Trent leaned back, his hand still holding mine. “I thought so,” he said softly. “You gave that up. And Al.” He let go of me, his finger tilting my chin up to look at him. “I have my own guilt to chew on.”

“It’s not your fault.”

Sighing, he watched the girls leaping at Jenks’s shifting dust. “I wouldn’t change anything, though I’ll admit that my end of things is turning out to be more challenging than I’d anticipated. But there’s a definite upside that I hadn’t counted on.”

“Like what?” Jenks said as he dropped from his dust to the stroller’s bar. “Is Rachel so good in bed she’s worth losing a fortune?”

“Shut up, Jenks,” I said, and he laughed, sounding like wind chimes.

“I don’t have to do what everyone expects anymore.” Smiling, Trent pulled Ray onto his lap and gentled the tiring girl to him. “I owe you. Forever, Rachel. You freed me.”

Jenks made gagging sounds when I flushed. Freed him? No. He’d freed himself. “You do know freedom is why I quit the I.S., right? And see how that turned out?”

He chuckled, but my smile faltered as I glanced at my wrist and the smooth skin there. My demon mark had vanished without fanfare last week, and with it, my last tie to Al. For some stupid reason, I missed it. Trent, though, was looking at Ivy and Nina trying on hats. “Oh, I think it turned out fine.” His eyes met mine over Ray’s tousled hair, and I felt warm. “A little tiring, perhaps, but okay in the end.”

Beaming, I leaned in, hoping for a kiss. Jenks flew up and out of the way in disgust, but before our lips met, my eyes went over his shoulder to Jonathan. The distasteful man was not at the ATM. No, he was standing between us and Ellasbeth, striding forward under the shade with two men behind her.

Ellasbeth? I thought, freezing. Trent’s lips grazed mine before he realized there was a problem and drew back. Tingles raced through me, not all of them from the spark of wild magic. “Ellasbeth,” I whispered, and he turned, his jaw clenching.

“And she brought friends,” Jenks said snidely. “Trent, monologue or something. I have to cut the cameras or someone’s gonna be in jail tonight for assault.”

“Make it fast.” Trent set Ray in the stroller, buckling her in before standing.

Jenks darted up and away and wild magic prickled over my skin as Trent tapped a line. Pulse hammering, I stood as well. A lion roared as I tapped a line, my chin rising as the energy flowed through me and back to the line, connecting me to everything, to all, to the universe—even if I could see only a hairsbreadth of it now.

“Stop right there!” I said, but Ellasbeth never slowed, motioning for the men and women she’d brought to circle us. Shit, there were more than two. She’d brought at least eight.
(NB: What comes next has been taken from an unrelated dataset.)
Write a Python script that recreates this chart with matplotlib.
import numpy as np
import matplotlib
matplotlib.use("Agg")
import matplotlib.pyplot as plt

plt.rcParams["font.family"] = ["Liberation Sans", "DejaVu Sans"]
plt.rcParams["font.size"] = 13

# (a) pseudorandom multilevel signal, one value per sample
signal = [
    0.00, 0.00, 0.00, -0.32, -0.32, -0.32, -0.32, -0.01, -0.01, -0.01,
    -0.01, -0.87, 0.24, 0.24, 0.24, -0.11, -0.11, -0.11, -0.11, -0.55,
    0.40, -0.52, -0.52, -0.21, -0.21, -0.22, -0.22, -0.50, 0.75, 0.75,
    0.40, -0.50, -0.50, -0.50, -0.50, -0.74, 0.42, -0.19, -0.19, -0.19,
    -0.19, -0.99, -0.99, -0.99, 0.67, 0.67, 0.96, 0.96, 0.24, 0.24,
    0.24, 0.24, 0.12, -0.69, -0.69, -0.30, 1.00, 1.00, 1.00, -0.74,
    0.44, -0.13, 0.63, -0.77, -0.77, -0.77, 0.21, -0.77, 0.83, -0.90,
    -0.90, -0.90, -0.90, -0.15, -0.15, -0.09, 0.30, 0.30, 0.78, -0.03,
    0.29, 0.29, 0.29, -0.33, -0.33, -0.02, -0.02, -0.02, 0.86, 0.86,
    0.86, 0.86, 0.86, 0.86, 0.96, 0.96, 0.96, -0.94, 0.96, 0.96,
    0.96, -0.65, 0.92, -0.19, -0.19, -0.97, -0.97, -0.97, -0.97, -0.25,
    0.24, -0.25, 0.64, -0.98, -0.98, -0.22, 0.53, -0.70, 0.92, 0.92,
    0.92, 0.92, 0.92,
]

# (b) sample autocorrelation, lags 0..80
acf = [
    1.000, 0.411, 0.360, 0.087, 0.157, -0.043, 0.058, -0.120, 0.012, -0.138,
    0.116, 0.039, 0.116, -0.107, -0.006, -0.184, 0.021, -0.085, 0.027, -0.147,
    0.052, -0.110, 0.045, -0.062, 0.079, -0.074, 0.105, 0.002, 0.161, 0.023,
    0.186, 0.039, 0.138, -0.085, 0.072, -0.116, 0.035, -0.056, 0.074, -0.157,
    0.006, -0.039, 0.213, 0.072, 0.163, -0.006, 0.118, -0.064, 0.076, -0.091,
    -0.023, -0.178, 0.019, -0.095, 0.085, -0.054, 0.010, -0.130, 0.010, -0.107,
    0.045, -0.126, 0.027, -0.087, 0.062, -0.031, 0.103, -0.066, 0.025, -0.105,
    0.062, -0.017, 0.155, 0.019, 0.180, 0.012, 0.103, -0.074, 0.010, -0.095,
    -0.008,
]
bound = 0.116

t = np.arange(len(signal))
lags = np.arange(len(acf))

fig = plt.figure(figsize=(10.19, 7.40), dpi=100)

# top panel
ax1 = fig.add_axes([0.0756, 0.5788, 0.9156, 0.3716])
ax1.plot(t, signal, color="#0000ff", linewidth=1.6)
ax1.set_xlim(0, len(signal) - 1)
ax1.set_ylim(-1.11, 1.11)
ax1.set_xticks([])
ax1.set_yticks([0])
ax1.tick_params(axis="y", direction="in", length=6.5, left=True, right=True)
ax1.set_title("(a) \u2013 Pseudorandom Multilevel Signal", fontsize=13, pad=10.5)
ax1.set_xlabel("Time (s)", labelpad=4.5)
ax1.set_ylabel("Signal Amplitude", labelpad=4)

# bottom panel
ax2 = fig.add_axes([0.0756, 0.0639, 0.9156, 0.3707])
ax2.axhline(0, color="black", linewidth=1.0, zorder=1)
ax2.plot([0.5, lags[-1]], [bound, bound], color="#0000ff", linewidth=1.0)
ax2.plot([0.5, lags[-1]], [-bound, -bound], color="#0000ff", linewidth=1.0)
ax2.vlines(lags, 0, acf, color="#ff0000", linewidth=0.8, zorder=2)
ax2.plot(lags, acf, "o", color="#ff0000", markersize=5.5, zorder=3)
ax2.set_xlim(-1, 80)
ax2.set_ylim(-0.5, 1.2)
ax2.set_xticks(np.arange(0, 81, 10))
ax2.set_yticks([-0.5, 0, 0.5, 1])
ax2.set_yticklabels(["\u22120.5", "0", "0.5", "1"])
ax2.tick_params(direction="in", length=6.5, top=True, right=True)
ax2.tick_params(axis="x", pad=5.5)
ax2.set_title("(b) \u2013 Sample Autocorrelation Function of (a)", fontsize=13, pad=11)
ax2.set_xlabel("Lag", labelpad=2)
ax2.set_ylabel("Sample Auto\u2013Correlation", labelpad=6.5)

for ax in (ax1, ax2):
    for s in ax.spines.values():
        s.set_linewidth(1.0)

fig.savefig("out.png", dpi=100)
People in bright shirts and shorts were scattering, running for the edges. “I said that’s close enough!” I shouted as she kept coming.

Ivy and Nina tensed, but we all froze when Jonathan dropped out of the pergola, looking ugly and alien as he knocked the man behind her to the ground and crouching over him with a ball of black death in his hands. Trent grabbed my arm to keep me from moving, and I quailed when a half-heard whisper of promised death passed Jonathan’s lips.
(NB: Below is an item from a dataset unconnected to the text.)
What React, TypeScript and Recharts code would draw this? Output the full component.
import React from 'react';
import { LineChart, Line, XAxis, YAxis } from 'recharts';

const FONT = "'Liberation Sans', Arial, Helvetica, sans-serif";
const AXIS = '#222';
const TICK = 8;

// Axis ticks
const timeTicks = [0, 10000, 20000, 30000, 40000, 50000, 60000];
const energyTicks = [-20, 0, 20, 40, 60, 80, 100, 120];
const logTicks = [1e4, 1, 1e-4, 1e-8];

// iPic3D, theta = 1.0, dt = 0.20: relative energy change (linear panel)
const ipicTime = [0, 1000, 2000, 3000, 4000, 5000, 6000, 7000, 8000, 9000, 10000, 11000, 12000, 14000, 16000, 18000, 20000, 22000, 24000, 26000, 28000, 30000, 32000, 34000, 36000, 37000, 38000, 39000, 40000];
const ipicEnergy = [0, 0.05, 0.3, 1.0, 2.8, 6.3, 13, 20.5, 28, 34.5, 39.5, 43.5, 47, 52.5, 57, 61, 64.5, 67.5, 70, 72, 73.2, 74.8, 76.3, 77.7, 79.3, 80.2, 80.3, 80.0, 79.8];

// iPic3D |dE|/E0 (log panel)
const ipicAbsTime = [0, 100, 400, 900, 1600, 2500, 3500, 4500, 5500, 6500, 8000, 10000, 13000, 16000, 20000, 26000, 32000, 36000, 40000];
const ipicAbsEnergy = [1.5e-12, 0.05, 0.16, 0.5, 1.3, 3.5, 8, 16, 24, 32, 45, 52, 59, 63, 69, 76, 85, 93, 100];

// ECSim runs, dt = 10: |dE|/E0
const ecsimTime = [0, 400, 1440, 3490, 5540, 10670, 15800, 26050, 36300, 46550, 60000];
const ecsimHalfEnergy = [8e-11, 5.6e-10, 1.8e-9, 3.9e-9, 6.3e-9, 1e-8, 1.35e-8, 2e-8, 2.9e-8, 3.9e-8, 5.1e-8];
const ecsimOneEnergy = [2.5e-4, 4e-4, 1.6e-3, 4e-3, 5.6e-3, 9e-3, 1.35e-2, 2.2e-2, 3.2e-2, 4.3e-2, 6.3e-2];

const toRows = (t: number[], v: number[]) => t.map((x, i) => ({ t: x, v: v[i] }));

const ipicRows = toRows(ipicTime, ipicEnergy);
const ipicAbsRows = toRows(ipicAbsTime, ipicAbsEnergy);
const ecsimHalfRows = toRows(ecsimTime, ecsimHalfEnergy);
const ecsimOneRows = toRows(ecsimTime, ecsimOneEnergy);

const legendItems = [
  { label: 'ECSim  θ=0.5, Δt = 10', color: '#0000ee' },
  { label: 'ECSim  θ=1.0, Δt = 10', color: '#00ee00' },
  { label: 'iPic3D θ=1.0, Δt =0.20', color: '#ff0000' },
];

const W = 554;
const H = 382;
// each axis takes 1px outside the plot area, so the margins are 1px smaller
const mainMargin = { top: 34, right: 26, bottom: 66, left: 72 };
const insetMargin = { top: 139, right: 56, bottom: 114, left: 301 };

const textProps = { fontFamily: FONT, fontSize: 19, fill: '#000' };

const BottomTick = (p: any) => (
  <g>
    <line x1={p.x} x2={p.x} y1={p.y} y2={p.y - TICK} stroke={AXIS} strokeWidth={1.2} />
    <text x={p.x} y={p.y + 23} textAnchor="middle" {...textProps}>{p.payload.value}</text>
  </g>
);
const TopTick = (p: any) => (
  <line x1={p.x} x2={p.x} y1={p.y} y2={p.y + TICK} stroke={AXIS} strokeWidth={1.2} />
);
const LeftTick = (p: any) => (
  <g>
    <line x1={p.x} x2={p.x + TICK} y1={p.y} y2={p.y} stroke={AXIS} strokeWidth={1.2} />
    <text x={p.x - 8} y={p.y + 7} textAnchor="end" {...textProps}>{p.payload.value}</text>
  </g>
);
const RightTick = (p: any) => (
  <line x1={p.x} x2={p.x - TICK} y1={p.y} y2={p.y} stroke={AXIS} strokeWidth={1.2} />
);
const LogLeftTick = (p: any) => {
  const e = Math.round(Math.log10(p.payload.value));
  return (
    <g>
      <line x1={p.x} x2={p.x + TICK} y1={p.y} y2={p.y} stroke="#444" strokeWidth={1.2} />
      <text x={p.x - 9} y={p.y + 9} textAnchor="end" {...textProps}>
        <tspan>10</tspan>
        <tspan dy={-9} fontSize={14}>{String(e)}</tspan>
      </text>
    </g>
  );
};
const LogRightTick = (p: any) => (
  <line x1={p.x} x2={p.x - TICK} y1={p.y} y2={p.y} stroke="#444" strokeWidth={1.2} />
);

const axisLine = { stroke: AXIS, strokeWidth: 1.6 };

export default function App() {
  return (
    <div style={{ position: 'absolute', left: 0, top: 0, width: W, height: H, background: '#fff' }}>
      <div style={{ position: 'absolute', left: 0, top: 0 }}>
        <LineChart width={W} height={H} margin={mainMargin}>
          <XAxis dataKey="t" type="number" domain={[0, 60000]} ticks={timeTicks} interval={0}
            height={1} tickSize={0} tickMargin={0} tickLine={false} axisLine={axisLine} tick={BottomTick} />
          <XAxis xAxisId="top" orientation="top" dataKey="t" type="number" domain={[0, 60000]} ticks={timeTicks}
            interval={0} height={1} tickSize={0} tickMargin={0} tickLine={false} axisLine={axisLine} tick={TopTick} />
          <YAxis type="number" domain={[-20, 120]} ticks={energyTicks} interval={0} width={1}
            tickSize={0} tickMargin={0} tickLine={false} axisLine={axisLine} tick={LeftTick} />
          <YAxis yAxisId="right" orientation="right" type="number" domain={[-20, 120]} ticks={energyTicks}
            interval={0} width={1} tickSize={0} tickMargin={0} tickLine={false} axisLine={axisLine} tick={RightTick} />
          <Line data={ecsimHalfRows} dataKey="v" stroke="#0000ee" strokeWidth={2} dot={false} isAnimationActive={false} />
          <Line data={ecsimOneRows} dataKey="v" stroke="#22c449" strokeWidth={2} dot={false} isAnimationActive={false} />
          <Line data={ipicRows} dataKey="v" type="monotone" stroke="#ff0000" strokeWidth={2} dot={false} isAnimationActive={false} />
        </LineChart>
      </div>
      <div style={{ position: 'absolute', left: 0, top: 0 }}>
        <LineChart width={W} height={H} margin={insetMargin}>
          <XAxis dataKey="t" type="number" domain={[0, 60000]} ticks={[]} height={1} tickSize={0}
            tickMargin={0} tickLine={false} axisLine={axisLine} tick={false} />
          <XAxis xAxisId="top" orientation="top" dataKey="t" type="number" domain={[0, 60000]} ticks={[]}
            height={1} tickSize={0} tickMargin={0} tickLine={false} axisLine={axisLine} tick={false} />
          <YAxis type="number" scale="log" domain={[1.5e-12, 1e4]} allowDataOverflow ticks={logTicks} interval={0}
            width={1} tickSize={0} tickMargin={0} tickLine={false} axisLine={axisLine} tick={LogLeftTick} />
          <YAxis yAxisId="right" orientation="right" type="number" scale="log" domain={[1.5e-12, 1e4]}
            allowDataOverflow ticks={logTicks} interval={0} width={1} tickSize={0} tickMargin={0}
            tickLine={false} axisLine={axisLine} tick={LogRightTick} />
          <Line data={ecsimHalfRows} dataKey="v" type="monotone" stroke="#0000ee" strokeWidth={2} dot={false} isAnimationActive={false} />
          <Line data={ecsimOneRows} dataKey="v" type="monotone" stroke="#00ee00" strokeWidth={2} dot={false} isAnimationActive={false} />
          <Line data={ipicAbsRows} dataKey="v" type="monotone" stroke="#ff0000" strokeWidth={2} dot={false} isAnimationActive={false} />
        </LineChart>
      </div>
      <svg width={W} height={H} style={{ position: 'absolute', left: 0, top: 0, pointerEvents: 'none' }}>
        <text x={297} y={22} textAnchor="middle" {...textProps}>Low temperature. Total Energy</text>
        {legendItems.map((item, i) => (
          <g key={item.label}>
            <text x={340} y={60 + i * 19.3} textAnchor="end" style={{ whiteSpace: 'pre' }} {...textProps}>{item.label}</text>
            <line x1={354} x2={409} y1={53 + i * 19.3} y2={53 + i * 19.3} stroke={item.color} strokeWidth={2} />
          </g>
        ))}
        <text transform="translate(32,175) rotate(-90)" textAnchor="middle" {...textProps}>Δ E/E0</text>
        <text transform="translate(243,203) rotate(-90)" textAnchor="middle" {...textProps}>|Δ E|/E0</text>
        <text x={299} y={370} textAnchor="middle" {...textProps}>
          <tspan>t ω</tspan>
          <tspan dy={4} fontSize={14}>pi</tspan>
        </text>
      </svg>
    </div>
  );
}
“Give me the girls, Trent!” Ellasbeth demanded, and Lucy called for her mother in delight.

Ignoring Jonathan, Ellasbeth continued forward. The second man with her moved, and with a growl that chilled my blood, Jonathan grabbed him about the neck. Suddenly the three were on the ground, scrabbling like wrestlers for an advantage as they heaved and struggled. Wild magic skated over my awareness, and Trent’s grip on me tightened. There was an abrupt pop of magic, and the two men went still. Ellasbeth came to a shocked halt as Jonathan slowly got to his feet, the two men behind her unmoving.